*EXERCISE:*
Each record below should be output verbatim, without pictures.

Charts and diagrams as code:
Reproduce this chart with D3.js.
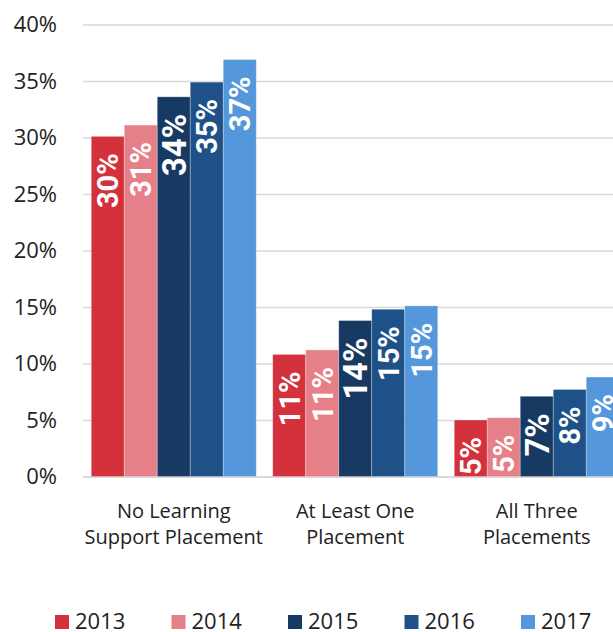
<!DOCTYPE html>
<html>
<head>
<meta charset="utf-8">
<script src="https://cdn.jsdelivr.net/npm/d3@7"></script>
<style>
  html, body { margin: 0; padding: 0; background: #fff; overflow: hidden; }
  svg { display: block; font-family: "Open Sans", "DejaVu Sans", sans-serif; }
</style>
</head>
<body>
<svg id="chart" width="613" height="632"></svg>
<script>
// Data
const categories = [
    ['No Learning', 'Support Placement'],
    ['At Least One', 'Placement'],
    ['All Three', 'Placements']
];
const years = ['2013', '2014', '2015', '2016', '2017'];
const values = {
    '2013': [30.1, 10.8, 5.0],
    '2014': [31.1, 11.2, 5.2],
    '2015': [33.6, 13.8, 7.1],
    '2016': [34.9, 14.8, 7.7],
    '2017': [36.9, 15.1, 8.8]
};
const valueLabels = {
    '2013': ['30%', '11%', '5%'],
    '2014': ['31%', '11%', '5%'],
    '2015': ['34%', '14%', '7%'],
    '2016': ['35%', '15%', '8%'],
    '2017': ['37%', '15%', '9%']
};
const yTicks = [0, 5, 10, 15, 20, 25, 30, 35, 40];

const colors = {
    '2013': '#d3313b',
    '2014': '#e68088',
    '2015': '#173a63',
    '2016': '#1f5189',
    '2017': '#5497db'
};

const svg = d3.select('#chart');

// plot area (runs past the right edge of the window, like the reference)
const plot = { left: 83, right: 627.5, top: 24.5, bottom: 476.5 };

const yScale = d3.scaleLinear()
    .domain([0, 40])
    .range([plot.bottom, plot.top]);

const groupKeys = categories.map((c) => c.join(' '));
const xScale = d3.scaleBand()
    .domain(groupKeys)
    .range([plot.left, plot.right])
    .paddingInner(0.0909)
    .paddingOuter(0.0455);

const xInner = d3.scaleBand()
    .domain(years)
    .range([0, xScale.bandwidth()]);

// gridlines + tick labels
const yAxis = svg.append('g')
    .attr('class', 'y-axis')
    .attr('transform', `translate(${plot.left},0)`)
    .call(d3.axisLeft(yScale)
        .tickValues(yTicks)
        .tickSize(-(plot.right - plot.left))
        .tickPadding(26)
        .tickFormat((d) => d + '%'));
yAxis.select('.domain').remove();
yAxis.selectAll('.tick line')
    .attr('stroke', '#d9d9d9')
    .attr('stroke-width', (d) => d === 0 ? 2 : 1.5);
yAxis.selectAll('.tick text')
    .attr('fill', '#222')
    .attr('font-size', 22)
    .attr('font-family', '"Open Sans", sans-serif');

// bars, one group per category
const groups = svg.selectAll('g.group')
    .data(categories)
    .enter()
    .append('g')
    .attr('class', 'group')
    .attr('transform', (d, i) => `translate(${xScale(groupKeys[i])},0)`);

years.forEach((year) => {
    groups.append('rect')
        .attr('x', xInner(year))
        .attr('width', xInner.bandwidth())
        .attr('y', (d, i) => yScale(values[year][i]))
        .attr('height', (d, i) => yScale(0) - yScale(values[year][i]))
        .attr('fill', colors[year])
        .attr('stroke', '#fff')
        .attr('stroke-opacity', 0.35)
        .attr('stroke-width', 0.8);
});

// rotated value labels inside the bars
years.forEach((year) => {
    groups.append('text')
        .attr('transform', (d, i) => {
            const cx = xInner(year) + xInner.bandwidth() / 2;
            return `translate(${cx},${yScale(values[year][i]) + 17}) rotate(-90)`;
        })
        .attr('text-anchor', 'end')
        .attr('dy', '0.36em')
        .attr('fill', '#fff')
        .attr('font-family', 'Roboto, "Open Sans", sans-serif')
        .attr('font-weight', 'bold')
        .attr('font-size', year === '2015' ? 33 : 29)
        .text((d, i) => valueLabels[year][i]);
});

// category labels (two lines each)
groups.append('text')
    .attr('x', xScale.bandwidth() / 2)
    .attr('text-anchor', 'middle')
    .attr('fill', '#222')
    .attr('font-size', 20)
    .selectAll('tspan')
    .data((d) => d)
    .enter()
    .append('tspan')
    .attr('x', xScale.bandwidth() / 2)
    .attr('y', (d, i) => 518 + i * 26)
    .text((d) => d);

// legend
const legendConfig = { x: 55, step: 116.5, y: 615, side: 14 };
const legend = svg.append('g')
    .attr('class', 'legend')
    .selectAll('g')
    .data(years)
    .enter()
    .append('g')
    .attr('transform', (d, i) => `translate(${legendConfig.x + i * legendConfig.step},${legendConfig.y})`);

legend.append('rect')
    .attr('width', legendConfig.side)
    .attr('height', legendConfig.side)
    .attr('fill', (d) => colors[d]);

legend.append('text')
    .attr('x', legendConfig.side + 6)
    .attr('y', legendConfig.side)
    .attr('fill', '#222')
    .attr('font-size', 22)
    .text((d) => d);
</script>
</body>
</html>
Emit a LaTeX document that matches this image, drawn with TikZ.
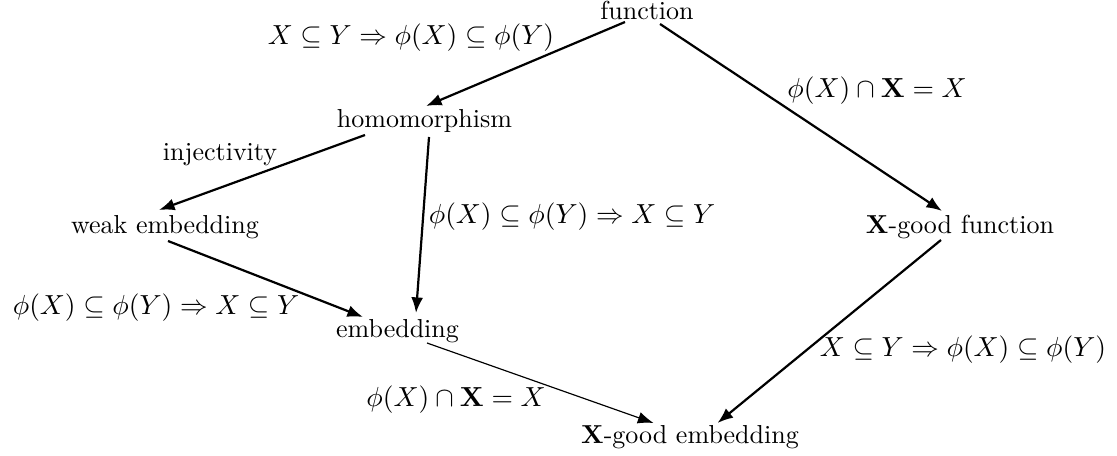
\documentclass[tikz,border=0pt]{standalone}
\usepackage{graphicx}
\usepackage{amsmath,amssymb}
\usetikzlibrary{arrows.meta,calc}
\newcommand{\lblmath}[1]{\scalebox{1.06}{$#1$}}
\begin{document}
\begin{tikzpicture}[x=0.3846pt,y=-0.3846pt,
  txt/.style={inner sep=0pt,anchor=base},
  lbl/.style={inner sep=0pt},
  arr/.style={-{Latex[length=6pt,width=4.6pt]},line width=0.85pt},
  tarr/.style={-{Latex[length=6pt,width=4.6pt]},line width=0.45pt}]
\useasboundingbox (0,0) rectangle (1117,456);
% nodes
\node[txt] (F) at (647,20) {function};
\node[txt] (H) at (424.5,128) {homomorphism};
\node[txt] (W) at (165,233) {weak embedding};
\node[txt] (XF) at (960,233) {$\mathbf{X}$-good function};
\node[txt] (E) at (397.5,337) {embedding};
\node[txt] (G) at (690,443) {$\mathbf{X}$-good embedding};
% labels
\node[lbl] (l1) at (411,38) {\lblmath{X \subseteq Y \Rightarrow \phi(X) \subseteq \phi(Y)}};
\node[lbl] (l2) at (877,91) {\lblmath{\phi(X) \cap \mathbf{X} = X}};
\node[lbl] (l3) at (220,155) {injectivity};
\node[lbl] (l4) at (572,217) {\lblmath{\phi(X) \subseteq \phi(Y) \Rightarrow X \subseteq Y}};
\node[lbl] (l5) at (156,308) {\lblmath{\phi(X) \subseteq \phi(Y) \Rightarrow X \subseteq Y}};
\node[lbl] (l6) at (963,350) {\lblmath{X \subseteq Y \Rightarrow \phi(X) \subseteq \phi(Y)}};
\node[lbl] (l7) at (456,400) {\lblmath{\phi(X) \cap \mathbf{X} = X}};
% connectors
\draw[arr] ($(F.base)+(-22,2)$) -- ($(H.base)+(1.5,-22)$);
\draw[arr] ($(F.base)+(13,4)$) -- ($(XF.base)+(-18,-22)$);
\draw[arr] ($(H.base)+(-59.5,7)$) -- ($(W.base)+(-6,-23)$);
\draw[arr] ($(H.base)+(4.5,9)$) -- ($(E.base)+(18.5,-24)$);
\draw[arr] ($(W.base)+(3,8)$) -- ($(E.base)+(-34.5,-20)$);
\draw[tarr] ($(E.base)+(29.5,6)$) -- ($(G.base)+(-36.5,-20)$);
\draw[arr] ($(XF.base)+(-19,7)$) -- ($(G.base)+(27.5,-20)$);
\end{tikzpicture}
\end{document}
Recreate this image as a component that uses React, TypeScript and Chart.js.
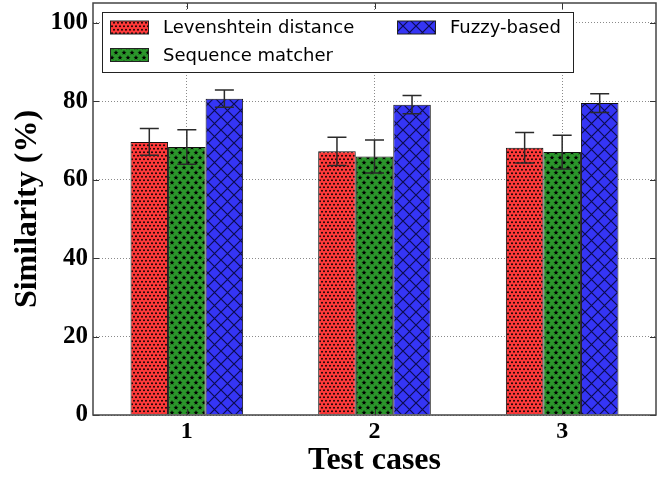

*SOLUTION FOR THIS PROBLEM:*
Reproduce this chart with D3.js.
<!DOCTYPE html>
<html>
<head>
<meta charset="utf-8">
<script src="https://cdn.jsdelivr.net/npm/d3@7"></script>
<style>
  html, body { margin: 0; padding: 0; background: #fff; overflow: hidden; }
  svg { display: block; font-family: "Open Sans", "DejaVu Sans", sans-serif; }
</style>
</head>
<body>
<svg id="chart" width="613" height="632"></svg>
<script>
// Data
const categories = [
    ['No Learning', 'Support Placement'],
    ['At Least One', 'Placement'],
    ['All Three', 'Placements']
];
const years = ['2013', '2014', '2015', '2016', '2017'];
const values = {
    '2013': [30.1, 10.8, 5.0],
    '2014': [31.1, 11.2, 5.2],
    '2015': [33.6, 13.8, 7.1],
    '2016': [34.9, 14.8, 7.7],
    '2017': [36.9, 15.1, 8.8]
};
const valueLabels = {
    '2013': ['30%', '11%', '5%'],
    '2014': ['31%', '11%', '5%'],
    '2015': ['34%', '14%', '7%'],
    '2016': ['35%', '15%', '8%'],
    '2017': ['37%', '15%', '9%']
};
const yTicks = [0, 5, 10, 15, 20, 25, 30, 35, 40];

const colors = {
    '2013': '#d3313b',
    '2014': '#e68088',
    '2015': '#173a63',
    '2016': '#1f5189',
    '2017': '#5497db'
};

const svg = d3.select('#chart');

// plot area (runs past the right edge of the window, like the reference)
const plot = { left: 83, right: 627.5, top: 24.5, bottom: 476.5 };

const yScale = d3.scaleLinear()
    .domain([0, 40])
    .range([plot.bottom, plot.top]);

const groupKeys = categories.map((c) => c.join(' '));
const xScale = d3.scaleBand()
    .domain(groupKeys)
    .range([plot.left, plot.right])
    .paddingInner(0.0909)
    .paddingOuter(0.0455);

const xInner = d3.scaleBand()
    .domain(years)
    .range([0, xScale.bandwidth()]);

// gridlines + tick labels
const yAxis = svg.append('g')
    .attr('class', 'y-axis')
    .attr('transform', `translate(${plot.left},0)`)
    .call(d3.axisLeft(yScale)
        .tickValues(yTicks)
        .tickSize(-(plot.right - plot.left))
        .tickPadding(26)
        .tickFormat((d) => d + '%'));
yAxis.select('.domain').remove();
yAxis.selectAll('.tick line')
    .attr('stroke', '#d9d9d9')
    .attr('stroke-width', (d) => d === 0 ? 2 : 1.5);
yAxis.selectAll('.tick text')
    .attr('fill', '#222')
    .attr('font-size', 22)
    .attr('font-family', '"Open Sans", sans-serif');

// bars, one group per category
const groups = svg.selectAll('g.group')
    .data(categories)
    .enter()
    .append('g')
    .attr('class', 'group')
    .attr('transform', (d, i) => `translate(${xScale(groupKeys[i])},0)`);

years.forEach((year) => {
    groups.append('rect')
        .attr('x', xInner(year))
        .attr('width', xInner.bandwidth())
        .attr('y', (d, i) => yScale(values[year][i]))
        .attr('height', (d, i) => yScale(0) - yScale(values[year][i]))
        .attr('fill', colors[year])
        .attr('stroke', '#fff')
        .attr('stroke-opacity', 0.35)
        .attr('stroke-width', 0.8);
});

// rotated value labels inside the bars
years.forEach((year) => {
    groups.append('text')
        .attr('transform', (d, i) => {
            const cx = xInner(year) + xInner.bandwidth() / 2;
            return `translate(${cx},${yScale(values[year][i]) + 17}) rotate(-90)`;
        })
        .attr('text-anchor', 'end')
        .attr('dy', '0.36em')
        .attr('fill', '#fff')
        .attr('font-family', 'Roboto, "Open Sans", sans-serif')
        .attr('font-weight', 'bold')
        .attr('font-size', year === '2015' ? 33 : 29)
        .text((d, i) => valueLabels[year][i]);
});

// category labels (two lines each)
groups.append('text')
    .attr('x', xScale.bandwidth() / 2)
    .attr('text-anchor', 'middle')
    .attr('fill', '#222')
    .attr('font-size', 20)
    .selectAll('tspan')
    .data((d) => d)
    .enter()
    .append('tspan')
    .attr('x', xScale.bandwidth() / 2)
    .attr('y', (d, i) => 518 + i * 26)
    .text((d) => d);

// legend
const legendConfig = { x: 55, step: 116.5, y: 615, side: 14 };
const legend = svg.append('g')
    .attr('class', 'legend')
    .selectAll('g')
    .data(years)
    .enter()
    .append('g')
    .attr('transform', (d, i) => `translate(${legendConfig.x + i * legendConfig.step},${legendConfig.y})`);

legend.append('rect')
    .attr('width', legendConfig.side)
    .attr('height', legendConfig.side)
    .attr('fill', (d) => colors[d]);

legend.append('text')
    .attr('x', legendConfig.side + 6)
    .attr('y', legendConfig.side)
    .attr('fill', '#222')
    .attr('font-size', 22)
    .text((d) => d);
</script>
</body>
</html>
Emit a LaTeX document that matches this image, drawn with TikZ.
\documentclass[tikz,border=0pt]{standalone}
\usepackage{graphicx}
\usepackage{amsmath,amssymb}
\usetikzlibrary{arrows.meta,calc}
\newcommand{\lblmath}[1]{\scalebox{1.06}{$#1$}}
\begin{document}
\begin{tikzpicture}[x=0.3846pt,y=-0.3846pt,
  txt/.style={inner sep=0pt,anchor=base},
  lbl/.style={inner sep=0pt},
  arr/.style={-{Latex[length=6pt,width=4.6pt]},line width=0.85pt},
  tarr/.style={-{Latex[length=6pt,width=4.6pt]},line width=0.45pt}]
\useasboundingbox (0,0) rectangle (1117,456);
% nodes
\node[txt] (F) at (647,20) {function};
\node[txt] (H) at (424.5,128) {homomorphism};
\node[txt] (W) at (165,233) {weak embedding};
\node[txt] (XF) at (960,233) {$\mathbf{X}$-good function};
\node[txt] (E) at (397.5,337) {embedding};
\node[txt] (G) at (690,443) {$\mathbf{X}$-good embedding};
% labels
\node[lbl] (l1) at (411,38) {\lblmath{X \subseteq Y \Rightarrow \phi(X) \subseteq \phi(Y)}};
\node[lbl] (l2) at (877,91) {\lblmath{\phi(X) \cap \mathbf{X} = X}};
\node[lbl] (l3) at (220,155) {injectivity};
\node[lbl] (l4) at (572,217) {\lblmath{\phi(X) \subseteq \phi(Y) \Rightarrow X \subseteq Y}};
\node[lbl] (l5) at (156,308) {\lblmath{\phi(X) \subseteq \phi(Y) \Rightarrow X \subseteq Y}};
\node[lbl] (l6) at (963,350) {\lblmath{X \subseteq Y \Rightarrow \phi(X) \subseteq \phi(Y)}};
\node[lbl] (l7) at (456,400) {\lblmath{\phi(X) \cap \mathbf{X} = X}};
% connectors
\draw[arr] ($(F.base)+(-22,2)$) -- ($(H.base)+(1.5,-22)$);
\draw[arr] ($(F.base)+(13,4)$) -- ($(XF.base)+(-18,-22)$);
\draw[arr] ($(H.base)+(-59.5,7)$) -- ($(W.base)+(-6,-23)$);
\draw[arr] ($(H.base)+(4.5,9)$) -- ($(E.base)+(18.5,-24)$);
\draw[arr] ($(W.base)+(3,8)$) -- ($(E.base)+(-34.5,-20)$);
\draw[tarr] ($(E.base)+(29.5,6)$) -- ($(G.base)+(-36.5,-20)$);
\draw[arr] ($(XF.base)+(-19,7)$) -- ($(G.base)+(27.5,-20)$);
\end{tikzpicture}
\end{document}
Recreate this image as a component that uses React, TypeScript and Chart.js.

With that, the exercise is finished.